Code that draws figures:
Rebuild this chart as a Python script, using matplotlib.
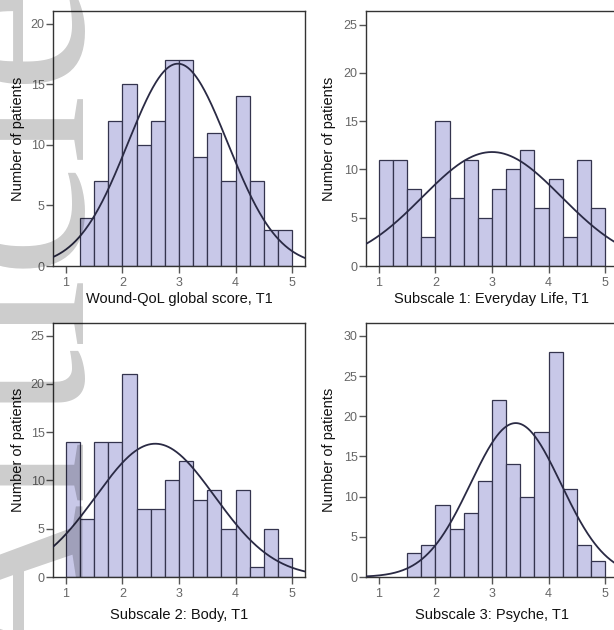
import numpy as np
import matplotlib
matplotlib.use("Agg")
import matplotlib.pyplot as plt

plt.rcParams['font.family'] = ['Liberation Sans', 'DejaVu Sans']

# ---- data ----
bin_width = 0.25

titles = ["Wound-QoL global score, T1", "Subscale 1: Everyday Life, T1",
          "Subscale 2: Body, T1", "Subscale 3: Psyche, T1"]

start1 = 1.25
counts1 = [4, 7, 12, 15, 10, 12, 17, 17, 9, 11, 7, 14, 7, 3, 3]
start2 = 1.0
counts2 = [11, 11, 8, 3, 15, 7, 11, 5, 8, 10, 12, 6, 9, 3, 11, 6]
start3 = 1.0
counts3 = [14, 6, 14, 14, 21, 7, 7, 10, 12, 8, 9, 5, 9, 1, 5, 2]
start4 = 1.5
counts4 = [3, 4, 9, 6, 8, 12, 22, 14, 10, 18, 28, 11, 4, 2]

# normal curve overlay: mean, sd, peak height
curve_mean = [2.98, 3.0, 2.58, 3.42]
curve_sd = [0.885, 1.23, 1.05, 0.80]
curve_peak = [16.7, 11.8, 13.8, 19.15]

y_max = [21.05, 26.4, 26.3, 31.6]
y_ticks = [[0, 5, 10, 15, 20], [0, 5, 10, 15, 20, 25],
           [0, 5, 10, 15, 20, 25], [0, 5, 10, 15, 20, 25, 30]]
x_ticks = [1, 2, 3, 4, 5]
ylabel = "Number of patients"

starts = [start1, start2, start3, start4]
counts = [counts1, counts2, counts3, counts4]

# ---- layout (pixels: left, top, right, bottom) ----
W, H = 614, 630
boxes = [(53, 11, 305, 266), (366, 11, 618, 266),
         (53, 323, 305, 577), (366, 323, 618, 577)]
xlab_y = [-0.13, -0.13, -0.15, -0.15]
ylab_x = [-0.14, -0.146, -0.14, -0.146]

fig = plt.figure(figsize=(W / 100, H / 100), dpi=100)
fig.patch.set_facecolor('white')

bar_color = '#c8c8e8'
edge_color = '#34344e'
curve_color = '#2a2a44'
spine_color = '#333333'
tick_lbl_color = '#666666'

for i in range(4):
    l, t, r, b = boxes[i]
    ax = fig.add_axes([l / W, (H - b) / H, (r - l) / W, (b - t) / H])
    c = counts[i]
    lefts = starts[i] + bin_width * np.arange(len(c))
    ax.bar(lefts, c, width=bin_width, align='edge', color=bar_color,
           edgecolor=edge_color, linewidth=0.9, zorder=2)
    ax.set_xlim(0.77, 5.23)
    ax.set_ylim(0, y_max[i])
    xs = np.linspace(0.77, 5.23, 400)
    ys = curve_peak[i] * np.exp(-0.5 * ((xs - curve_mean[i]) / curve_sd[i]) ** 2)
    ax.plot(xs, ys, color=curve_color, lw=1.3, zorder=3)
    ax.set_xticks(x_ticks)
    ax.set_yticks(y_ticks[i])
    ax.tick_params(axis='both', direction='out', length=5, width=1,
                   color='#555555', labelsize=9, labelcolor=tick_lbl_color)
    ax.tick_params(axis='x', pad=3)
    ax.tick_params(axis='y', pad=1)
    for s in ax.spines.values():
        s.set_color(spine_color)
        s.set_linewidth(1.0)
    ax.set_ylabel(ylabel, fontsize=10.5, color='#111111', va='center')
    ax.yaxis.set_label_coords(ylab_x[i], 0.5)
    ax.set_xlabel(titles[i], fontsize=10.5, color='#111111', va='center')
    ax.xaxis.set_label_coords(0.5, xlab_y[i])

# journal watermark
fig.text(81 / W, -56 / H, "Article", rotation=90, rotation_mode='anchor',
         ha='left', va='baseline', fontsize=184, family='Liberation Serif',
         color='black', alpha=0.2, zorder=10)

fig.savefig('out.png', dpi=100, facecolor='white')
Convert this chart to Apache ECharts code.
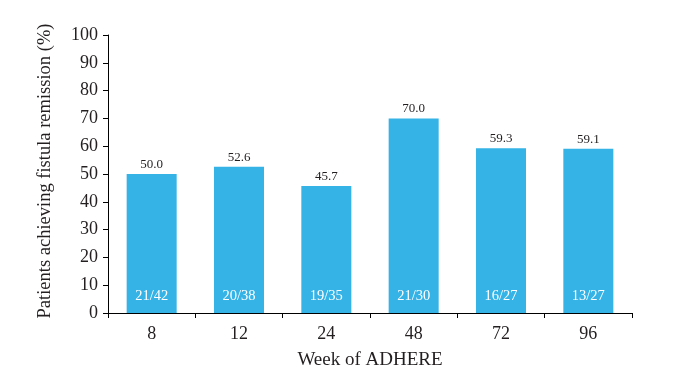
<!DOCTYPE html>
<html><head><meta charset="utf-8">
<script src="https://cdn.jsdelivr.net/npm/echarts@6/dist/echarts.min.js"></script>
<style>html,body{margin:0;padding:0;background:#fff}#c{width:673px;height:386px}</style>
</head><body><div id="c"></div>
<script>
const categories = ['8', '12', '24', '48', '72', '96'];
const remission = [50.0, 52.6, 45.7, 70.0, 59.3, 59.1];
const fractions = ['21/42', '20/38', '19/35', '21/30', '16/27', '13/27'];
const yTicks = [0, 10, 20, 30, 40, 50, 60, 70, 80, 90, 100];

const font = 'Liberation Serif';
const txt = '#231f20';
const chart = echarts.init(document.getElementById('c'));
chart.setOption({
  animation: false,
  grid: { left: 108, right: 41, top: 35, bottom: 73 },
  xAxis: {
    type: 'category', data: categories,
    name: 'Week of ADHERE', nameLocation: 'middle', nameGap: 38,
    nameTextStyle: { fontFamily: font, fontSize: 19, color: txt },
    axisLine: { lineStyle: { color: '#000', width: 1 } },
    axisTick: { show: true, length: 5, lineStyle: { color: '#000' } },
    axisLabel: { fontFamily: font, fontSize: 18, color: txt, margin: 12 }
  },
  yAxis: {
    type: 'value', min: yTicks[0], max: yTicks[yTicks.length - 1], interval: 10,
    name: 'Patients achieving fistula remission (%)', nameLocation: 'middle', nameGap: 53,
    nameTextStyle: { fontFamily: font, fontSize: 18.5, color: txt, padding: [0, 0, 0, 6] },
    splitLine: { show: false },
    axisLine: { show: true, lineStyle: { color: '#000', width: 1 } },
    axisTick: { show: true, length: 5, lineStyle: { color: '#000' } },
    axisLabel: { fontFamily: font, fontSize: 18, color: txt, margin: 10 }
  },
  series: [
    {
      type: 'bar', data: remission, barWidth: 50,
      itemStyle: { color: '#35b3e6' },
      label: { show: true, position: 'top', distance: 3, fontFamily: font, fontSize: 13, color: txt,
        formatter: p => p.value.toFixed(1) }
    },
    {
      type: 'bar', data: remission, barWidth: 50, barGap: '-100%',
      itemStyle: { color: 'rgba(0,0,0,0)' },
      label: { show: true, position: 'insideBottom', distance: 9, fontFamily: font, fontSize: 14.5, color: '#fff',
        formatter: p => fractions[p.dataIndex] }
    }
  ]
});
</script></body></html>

▶ [The exercise]: Your task is to return the entries above exactly, with no pictures.

▶ [Solution to this problem]:
Rebuild this chart as a Python script, using matplotlib.
import numpy as np
import matplotlib
matplotlib.use("Agg")
import matplotlib.pyplot as plt

plt.rcParams['font.family'] = ['Liberation Sans', 'DejaVu Sans']

# ---- data ----
bin_width = 0.25

titles = ["Wound-QoL global score, T1", "Subscale 1: Everyday Life, T1",
          "Subscale 2: Body, T1", "Subscale 3: Psyche, T1"]

start1 = 1.25
counts1 = [4, 7, 12, 15, 10, 12, 17, 17, 9, 11, 7, 14, 7, 3, 3]
start2 = 1.0
counts2 = [11, 11, 8, 3, 15, 7, 11, 5, 8, 10, 12, 6, 9, 3, 11, 6]
start3 = 1.0
counts3 = [14, 6, 14, 14, 21, 7, 7, 10, 12, 8, 9, 5, 9, 1, 5, 2]
start4 = 1.5
counts4 = [3, 4, 9, 6, 8, 12, 22, 14, 10, 18, 28, 11, 4, 2]

# normal curve overlay: mean, sd, peak height
curve_mean = [2.98, 3.0, 2.58, 3.42]
curve_sd = [0.885, 1.23, 1.05, 0.80]
curve_peak = [16.7, 11.8, 13.8, 19.15]

y_max = [21.05, 26.4, 26.3, 31.6]
y_ticks = [[0, 5, 10, 15, 20], [0, 5, 10, 15, 20, 25],
           [0, 5, 10, 15, 20, 25], [0, 5, 10, 15, 20, 25, 30]]
x_ticks = [1, 2, 3, 4, 5]
ylabel = "Number of patients"

starts = [start1, start2, start3, start4]
counts = [counts1, counts2, counts3, counts4]

# ---- layout (pixels: left, top, right, bottom) ----
W, H = 614, 630
boxes = [(53, 11, 305, 266), (366, 11, 618, 266),
         (53, 323, 305, 577), (366, 323, 618, 577)]
xlab_y = [-0.13, -0.13, -0.15, -0.15]
ylab_x = [-0.14, -0.146, -0.14, -0.146]

fig = plt.figure(figsize=(W / 100, H / 100), dpi=100)
fig.patch.set_facecolor('white')

bar_color = '#c8c8e8'
edge_color = '#34344e'
curve_color = '#2a2a44'
spine_color = '#333333'
tick_lbl_color = '#666666'

for i in range(4):
    l, t, r, b = boxes[i]
    ax = fig.add_axes([l / W, (H - b) / H, (r - l) / W, (b - t) / H])
    c = counts[i]
    lefts = starts[i] + bin_width * np.arange(len(c))
    ax.bar(lefts, c, width=bin_width, align='edge', color=bar_color,
           edgecolor=edge_color, linewidth=0.9, zorder=2)
    ax.set_xlim(0.77, 5.23)
    ax.set_ylim(0, y_max[i])
    xs = np.linspace(0.77, 5.23, 400)
    ys = curve_peak[i] * np.exp(-0.5 * ((xs - curve_mean[i]) / curve_sd[i]) ** 2)
    ax.plot(xs, ys, color=curve_color, lw=1.3, zorder=3)
    ax.set_xticks(x_ticks)
    ax.set_yticks(y_ticks[i])
    ax.tick_params(axis='both', direction='out', length=5, width=1,
                   color='#555555', labelsize=9, labelcolor=tick_lbl_color)
    ax.tick_params(axis='x', pad=3)
    ax.tick_params(axis='y', pad=1)
    for s in ax.spines.values():
        s.set_color(spine_color)
        s.set_linewidth(1.0)
    ax.set_ylabel(ylabel, fontsize=10.5, color='#111111', va='center')
    ax.yaxis.set_label_coords(ylab_x[i], 0.5)
    ax.set_xlabel(titles[i], fontsize=10.5, color='#111111', va='center')
    ax.xaxis.set_label_coords(0.5, xlab_y[i])

# journal watermark
fig.text(81 / W, -56 / H, "Article", rotation=90, rotation_mode='anchor',
         ha='left', va='baseline', fontsize=184, family='Liberation Serif',
         color='black', alpha=0.2, zorder=10)

fig.savefig('out.png', dpi=100, facecolor='white')
Convert this chart to Apache ECharts code.
<!DOCTYPE html>
<html><head><meta charset="utf-8">
<script src="https://cdn.jsdelivr.net/npm/echarts@6/dist/echarts.min.js"></script>
<style>html,body{margin:0;padding:0;background:#fff}#c{width:673px;height:386px}</style>
</head><body><div id="c"></div>
<script>
const categories = ['8', '12', '24', '48', '72', '96'];
const remission = [50.0, 52.6, 45.7, 70.0, 59.3, 59.1];
const fractions = ['21/42', '20/38', '19/35', '21/30', '16/27', '13/27'];
const yTicks = [0, 10, 20, 30, 40, 50, 60, 70, 80, 90, 100];

const font = 'Liberation Serif';
const txt = '#231f20';
const chart = echarts.init(document.getElementById('c'));
chart.setOption({
  animation: false,
  grid: { left: 108, right: 41, top: 35, bottom: 73 },
  xAxis: {
    type: 'category', data: categories,
    name: 'Week of ADHERE', nameLocation: 'middle', nameGap: 38,
    nameTextStyle: { fontFamily: font, fontSize: 19, color: txt },
    axisLine: { lineStyle: { color: '#000', width: 1 } },
    axisTick: { show: true, length: 5, lineStyle: { color: '#000' } },
    axisLabel: { fontFamily: font, fontSize: 18, color: txt, margin: 12 }
  },
  yAxis: {
    type: 'value', min: yTicks[0], max: yTicks[yTicks.length - 1], interval: 10,
    name: 'Patients achieving fistula remission (%)', nameLocation: 'middle', nameGap: 53,
    nameTextStyle: { fontFamily: font, fontSize: 18.5, color: txt, padding: [0, 0, 0, 6] },
    splitLine: { show: false },
    axisLine: { show: true, lineStyle: { color: '#000', width: 1 } },
    axisTick: { show: true, length: 5, lineStyle: { color: '#000' } },
    axisLabel: { fontFamily: font, fontSize: 18, color: txt, margin: 10 }
  },
  series: [
    {
      type: 'bar', data: remission, barWidth: 50,
      itemStyle: { color: '#35b3e6' },
      label: { show: true, position: 'top', distance: 3, fontFamily: font, fontSize: 13, color: txt,
        formatter: p => p.value.toFixed(1) }
    },
    {
      type: 'bar', data: remission, barWidth: 50, barGap: '-100%',
      itemStyle: { color: 'rgba(0,0,0,0)' },
      label: { show: true, position: 'insideBottom', distance: 9, fontFamily: font, fontSize: 14.5, color: '#fff',
        formatter: p => fractions[p.dataIndex] }
    }
  ]
});
</script></body></html>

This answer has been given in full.